Deliciously creamy pumpkin cheesecake with a graham cracker crust and swirls of spiced pumpkin pie filling, perfect for autumn celebrations.
Prep : 10 Total : 25 minutes

Ingredients
  

Main Ingredients

  • 10 sheets graham crackers
  • 2 teaspoons cinnamon
  • 2 tablespoons granulated sugar
  • 7 tablespoons unsalted butter melted
  • 24 ounces cream cheese softened (3 packages 8 ounce each)
  • 1 cup granulated sugar
  • 2 tablespoons all-purpose flour
  • 3 large eggs room temperature
  • 2 large egg yolks room temperature
  • 1 tablespoon vanilla extract
  • 0.67 cup pure pumpkin puree
  • 0.25 cup light brown sugar packed
  • 1 tablespoon pumpkin pie spice
  • 1 teaspoon cinnamon
  • whipped cream optional

Instructions
 

Preparation Steps

  • Preheat the oven to 325 degrees F. Add a large roasting pan with several inches of water onto the lowest rack of the oven. Grease the bottom and sides of a 9-inch springform pan with shortening or butter. Set aside.
  • Start by making the crust.
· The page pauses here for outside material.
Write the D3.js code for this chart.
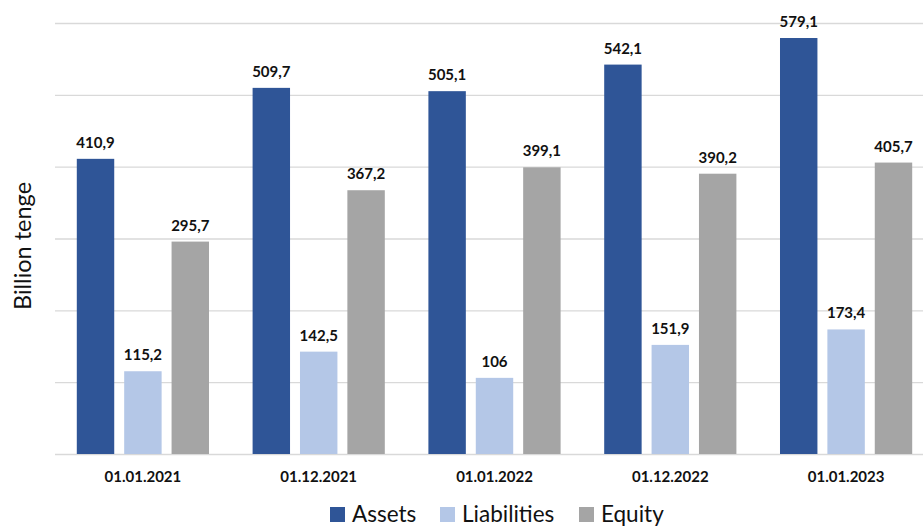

Add the graham crackers, sugar, and cinnamon to a food processor, and pulse until the graham crackers are fine crumbs.
  • Gradually pour in the melted butter while the food processor is running at low speed until well-mixed.
  • Pour the crumb mixture into the springform pan, and press them firmly into the base and slightly up the sides. Bake in the oven for 15 minutes.
  • While the crust is baking, make the cheesecake filling. In a large bowl, use an electric mixer to beat together the cream cheese, sugar, and flour until smooth.
  • Pour in the eggs and egg yolks one at a time, mixing just until combined. Add the vanilla extract with the last egg and set aside.
  • Make the pumpkin layer by whisking together pumpkin puree, brown sugar, pumpkin pie spice, and cinnamon in a medium bowl.
  • Pour about one-third of the cheesecake filling into the pumpkin mixture and whisk until just combined.
  • Pour the remaining cheesecake mixture into the springform pan and smooth out to the edges.
  • Pour the pumpkin mixture over the cheesecake layer and spread evenly over the top.
  • Place the springform pan into the oven on the rack just above the pan of water (do not put into the water).
  • Bake for 1 hour and 10 minutes. Turn off the oven but keep the cheesecake inside for another hour without opening the door to prevent cracks.
  • Remove the cheesecake from the oven and let rest on a cooling rack for at least 30 minutes.
  • Cover the cheesecake with foil or plastic wrap and refrigerate for at least 4 hours or overnight until firm.
  • When ready to serve, run a knife around the springform pan edge, release the latch and remove the ring. Serve chilled with optional whipped cream.

Notes

This pumpkin cheesecake combines the best of pumpkin pie and creamy cheesecake, perfect for autumn gatherings. Use a springform pan and follow baking instructions carefully to avoid cracks.